The first paradigm shift in periodontal disease was the change in thinking of it as an infectious disease or microbial dysbiosis to thinking of it as a disease of inflammation with secondary microbial dysbiosis. The second paradigm shift could be moving away from using inhibitors of inflammation to using mediators of inflammation resolution as treatment (Figure 4). This second shift will likely be as profound as the change in understanding the etiology of the disease has been. With the potential of safe, effective, easy-to-deliver treatments that not only resolve inflammation in the mouth, but also have the potential to reset systemic inflammatory responses, lipoxin analogs could revolutionize treatment of many diseases that have chronic inflammation as a core component.

FIGURE 4.

FIGURE 4

Paradigm shifts in understanding and treating periodontal disease. The paradigm shift is from the concept that one “catches” periodontitis from an outside source through the acquisition of specific pathogens to the concept of dysbiosis that is characterized by the overgrowth of certain segments of the endogenous microbiome. We have known for many years that microbial plaque accumulation on teeth, if not removed, results in gingival inflammation. We now understand that the gingival inflammation leads to changes in the bacterial composition by changing the growth environment and selecting for a different subset of organisms leading to the overgrowth of organisms that normally comprise a very small segment of the microbiome.

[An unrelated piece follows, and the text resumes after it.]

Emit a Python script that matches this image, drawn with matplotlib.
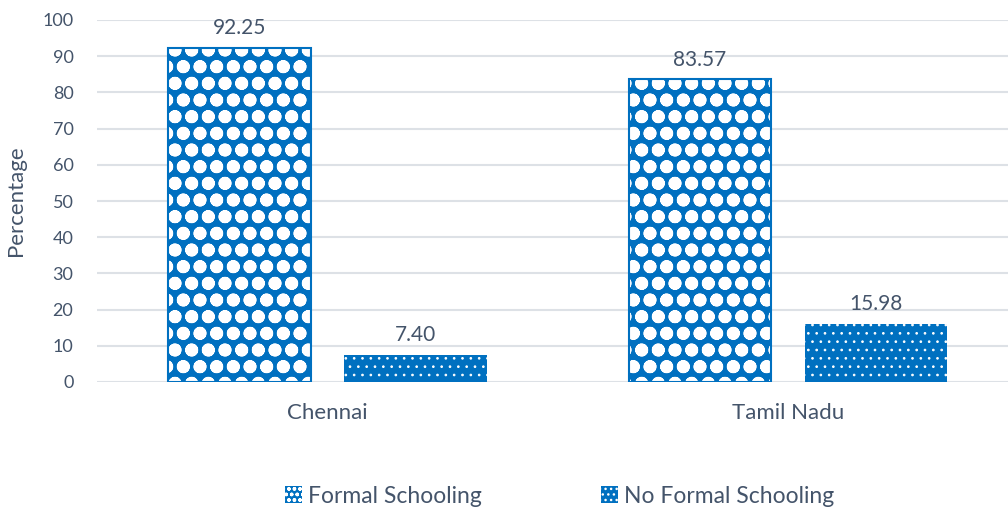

Dysbiosis perpetuates and exacerbates inflammation. Why certain people develop a stable advanced gingivitis without periodontitis is still not quantifiable, but it is hypothesized to be related to the extent and severity of the inflammatory response, or a failure of the resolution response. [Credit: Nancy R. Gough, BioSerendipity, LLC, Elkridge, MD]

Fortunately, several companies are actively investigating resolution pharmacology. So, the translation of this concept into the clinic is already in progress.

ACKNOWLEDGMENTS

This paper is based on a presentation given by the author at the Day of Celebration for Steven Offenbacher. The symposium was hosted in October 2019 by the University of North Carolina Adams School of Dentistry and supported by Colgate-Palmolive Company and the American Academy of Periodontology. Colgate-Palmolive Company provided generous support for publication of this Journal of Periodontology supplement but had no involvement with the content. The initial draft of this manuscript was developed by Nancy R. Gough, PhD (a medical writer with BioSerendipity, LLC, Elkridge, MD) based on content provided solely by Dr. Van Dyke. The final manuscript submitted was under the sole control of the author. This article is supported in part by USPHS Grant DE025020 from the National Institute of Dental and Craniofacial Research.

DISCLOSURES

Dr. Van Dyke is inventor on several granted and pending licensed and unlicensed patents awarded to the Forsyth Institute that are subject to consulting fees and royalty payments. He is a founder of Nocendra, Inc. and AIAH Inc. He also holds grant awards from the NIDCR and several corporations in the area of inflammatory disease prevention and treatment, including periodontal diseases.